A Changing Bubble: Hamilton during the Vietnam War

A Changing Bubble: Hamilton during the Vietnam War

The 1960s were a volatile time for the United States. Anger filled the air, directed at the government, at a racist social structure, at parents, at the forces that pushed the country into a war that killed so many young men. This pervasive anger only percolated to Hamilton in the late 60s, and the class of 1970 felt their college experience split between the “old Hamilton” and the “new Hamilton.” Stephen Rabe ’70, a professor of history and the Arts and Humanities Endowed Chair at the University of Texas in Dallas, presented a lecture about Hamilton during the Vietnam War as an Alumni College event during Reunion Weekend 2010. Although he teaches a course every year on America during the Vietnam War and has even taught this course in Vietnam, the subject matter had added resonance when seen through lens of the common experiences of Hamilton’s class of 1970.

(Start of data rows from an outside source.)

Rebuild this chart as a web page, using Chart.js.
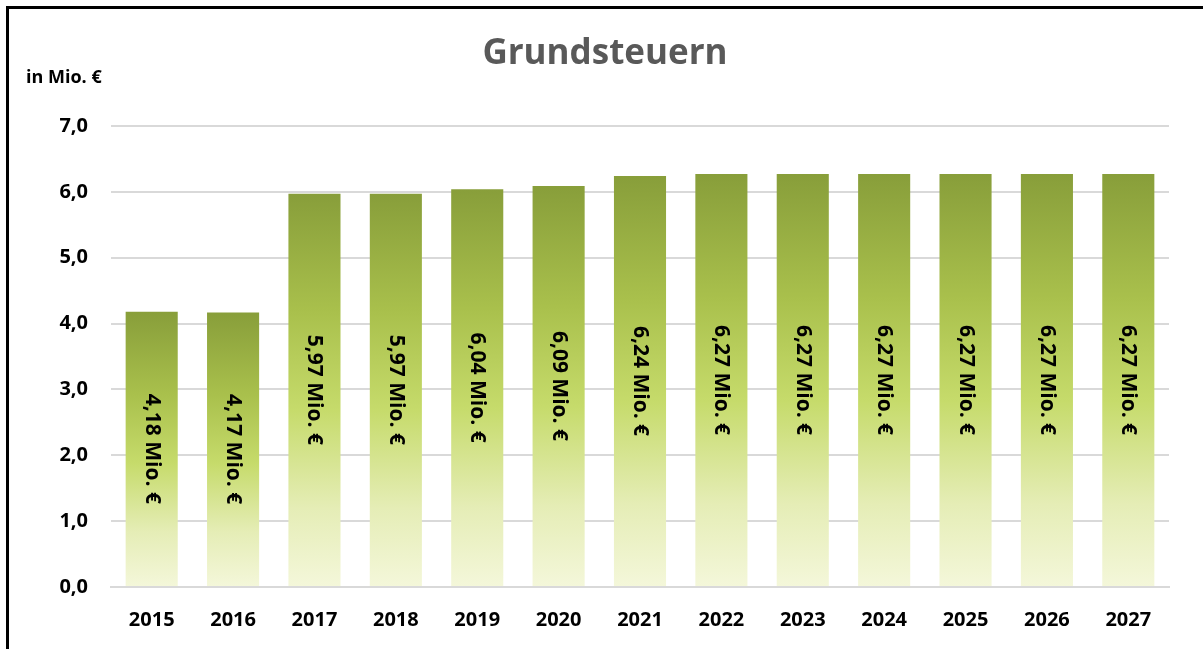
<!DOCTYPE html>
<html>
<head>
<meta charset="utf-8">
<script src="https://cdn.jsdelivr.net/npm/chart.js@4"></script>
<style>
  html, body { margin: 0; padding: 0; background: #fff; }
  #wrap { position: absolute; left: 0; top: 0; width: 1203px; height: 649px; }
  #frame { position: absolute; left: 6px; top: 6px; width: 1197px; height: 643px;
           border-top: 3px solid #000; border-left: 3px solid #000; box-sizing: border-box; }
  canvas { position: absolute; left: 0; top: 0; }
</style>
</head>
<body>
<div id="wrap">
  <div id="frame"></div>
  <canvas id="myChart" width="1203" height="649"></canvas>
</div>
<script>
var years = ["2015", "2016", "2017", "2018", "2019", "2020", "2021", "2022", "2023", "2024", "2025", "2026", "2027"];
var grundsteuern = [4.18, 4.17, 5.97, 5.97, 6.04, 6.09, 6.24, 6.27, 6.27, 6.27, 6.27, 6.27, 6.27];
var chartTitle = "Grundsteuern";
var unitLabel = "in Mio. €";

var fontFam = "'Open Sans', sans-serif";

function fmt(v, d) {
    return v.toFixed(d).replace(".", ",");
}

// gradient per bar, from top of the bar down to zero
function barGradient(context) {
    var chart = context.chart;
    if (!chart.chartArea || context.raw === undefined) return "#b5cc55";
    var y = chart.scales.y;
    var top = y.getPixelForValue(context.raw);
    var bottom = y.getPixelForValue(0);
    var g = chart.ctx.createLinearGradient(0, top, 0, bottom);
    g.addColorStop(0, "#889e3a");
    g.addColorStop(0.3, "#a9c04c");
    g.addColorStop(0.55, "#c6db6b");
    g.addColorStop(0.8, "#e5edb6");
    g.addColorStop(1, "#f4f7da");
    return g;
}

var textPlugin = {
    id: "textPlugin",
    afterDraw: function(chart) {
        var ctx = chart.ctx;
        ctx.save();
        // title
        ctx.fillStyle = "#595959";
        ctx.font = "bold 35px " + fontFam;
        ctx.textAlign = "center";
        ctx.textBaseline = "middle";
        ctx.fillText(chartTitle, 605, 54);
        // unit
        ctx.fillStyle = "#000";
        ctx.font = "bold 18px " + fontFam;
        ctx.textAlign = "left";
        ctx.fillText(unitLabel, 26, 78);
        // value labels, rotated
        var meta = chart.getDatasetMeta(0);
        ctx.font = "bold 21px " + fontFam;
        ctx.textAlign = "center";
        meta.data.forEach(function(bar, i) {
            var cy = (bar.y + bar.base) / 2;
            ctx.save();
            ctx.translate(bar.x, cy);
            ctx.rotate(Math.PI / 2);
            ctx.fillText(fmt(grundsteuern[i], 2) + " Mio. €", 0, 0);
            ctx.restore();
        });
        ctx.restore();
    }
};

var ctx = document.getElementById("myChart");

var chartdata = {
    labels: years,
    datasets: [{
        label: chartTitle,
        data: grundsteuern,
        backgroundColor: barGradient,
        borderWidth: 0,
        categoryPercentage: 1,
        barPercentage: 0.64
    }]
};

var BarGraph = new Chart(ctx, {
    type: "bar",
    data: chartdata,
    plugins: [textPlugin],
    options: {
        responsive: false,
        animation: false,
        layout: { padding: { left: 0, right: 34, top: 126, bottom: 0 } },
        plugins: {
            legend: { display: false },
            title: { display: false },
            tooltip: { enabled: false }
        },
        scales: {
            x: {
                grid: { display: false, drawTicks: false },
                border: { display: true, color: "#d9d9d9", width: 2 },
                ticks: {
                    color: "#000",
                    padding: 21,
                    font: { family: fontFam, size: 20, weight: "bold" }
                },
                afterFit: function(scale) { scale.height = 62; }
            },
            y: {
                min: 0,
                max: 7,
                grid: { color: "#d9d9d9", lineWidth: 2, drawTicks: false },
                border: { display: false },
                ticks: {
                    stepSize: 1,
                    color: "#000",
                    padding: 23,
                    font: { family: fontFam, size: 20, weight: "bold" },
                    callback: function(v) { return fmt(v, 1); }
                },
                afterFit: function(scale) { scale.width = 111; }
            }
        }
    }
});
</script>
</body>
</html>
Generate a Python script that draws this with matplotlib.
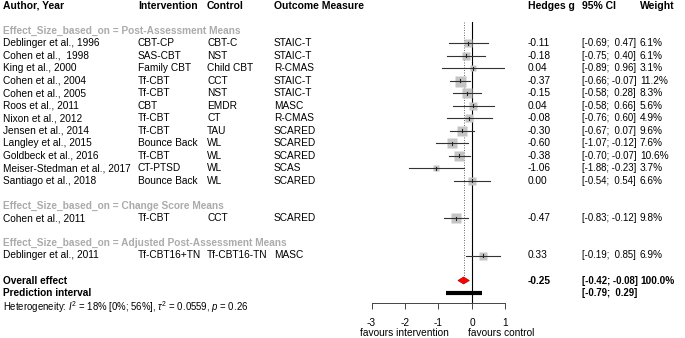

According to Dr. Rabe, 1968 was the truly pivotal year at Hamilton, as it was for so much of the country. Before this year, Hamilton was 97 percent white, completely male (both in its student body and its faculty), and was a self-proclaimed ivory tower with minimal links to the “real world.” After 1968, Hamilton students became increasingly concerned with the outside world and generally became more politically active—a far cry from students’ overall complacency only a few years earlier.

Dr. Rabe described four main reasons for this rapid shift in the student body and administration. First were the demographic and cultural changes that were occurring all throughout the United States during the 1960s. The free speech movement from California and Civil Rights movement finally reached the Hill, causing students to reject many of the traditional collegiate restrictions (such as monitoring female presence, wearing suits to dinner, and even core academic requirements). Grades began to inflate, as students with too low an average were no longer exempt from the draft, which put pressure on professors to give higher grades. Compounded by the advent of commercially available oral contraceptives, American society as a whole was vastly transformed during the 60s.

Next, the leadership of John Chandler, president of Hamilton from 1968-1973, helped integrate more of the outside world. He brought speakers to the Hill bearing a greater social consciousness in mind, featuring great names such as Alex Haley, the author of Roots and the co-author of Malcolm X’s autobiography, and Richie Havens, a black folk musician who had performed at Woodstock. Chandler even spoke at the famous rally on the Clinton green in May 1970. Before this point, most faculty members kept their political views to themselves, maintaining their professionalism with anyone associated with the college. By 1970, faculty members were somewhat more open with students, even driving some of them to a demonstration near the Strategic Air base in nearby Rome, NY. This openness was an ideal that Chandler himself perpetuated and subtly encouraged the rest of the faculty to follow.

Third was the opening of Kirkland College. Besides the presence of female students and faculty on a campus that was previously all male, Kirkland also perpetuated many values that Hamilton lacked as an institution: its faculty was more openly political, the students more vocal, liberal and adventurous, and it focused more on the performing arts. This caused a weakening of the robust fraternity system, making Hamilton a more welcoming place for all students. The addition of Kirkland College, said Rabe, truly saved Hamilton.

Finally, the war was not ending, and graduating seniors would soon be subject to the draft, bringing home the concerns about the war to everyone eligible for the draft. Classmate Whitney Ferguson ’66 was the only Hamilton alumnus to die in Vietnam and brought the war home more than ever; Rabe used the metaphor of waste, judging from the sacrifice that so many people made compounded by the US’s current symbiotic relationship with Vietnam. With dramatic events taking place all over the US in 1968, compounded by the highly influential speaker from Kent State, students began flexing their political muscle. They began organizing demonstrations, from the Strategic Air base in Rome to the Clinton green, even refusing to go to class for the last month of the 1969-1970 academic year. Clearly, the student body was much changed by 1970, and the institution changed with it, more gradually through the 70s and 80s.

As Dr. Rabe shows, the world took a long time to arrive at Hamilton, but, once it did, the Bubble of isolation never existed the same way again.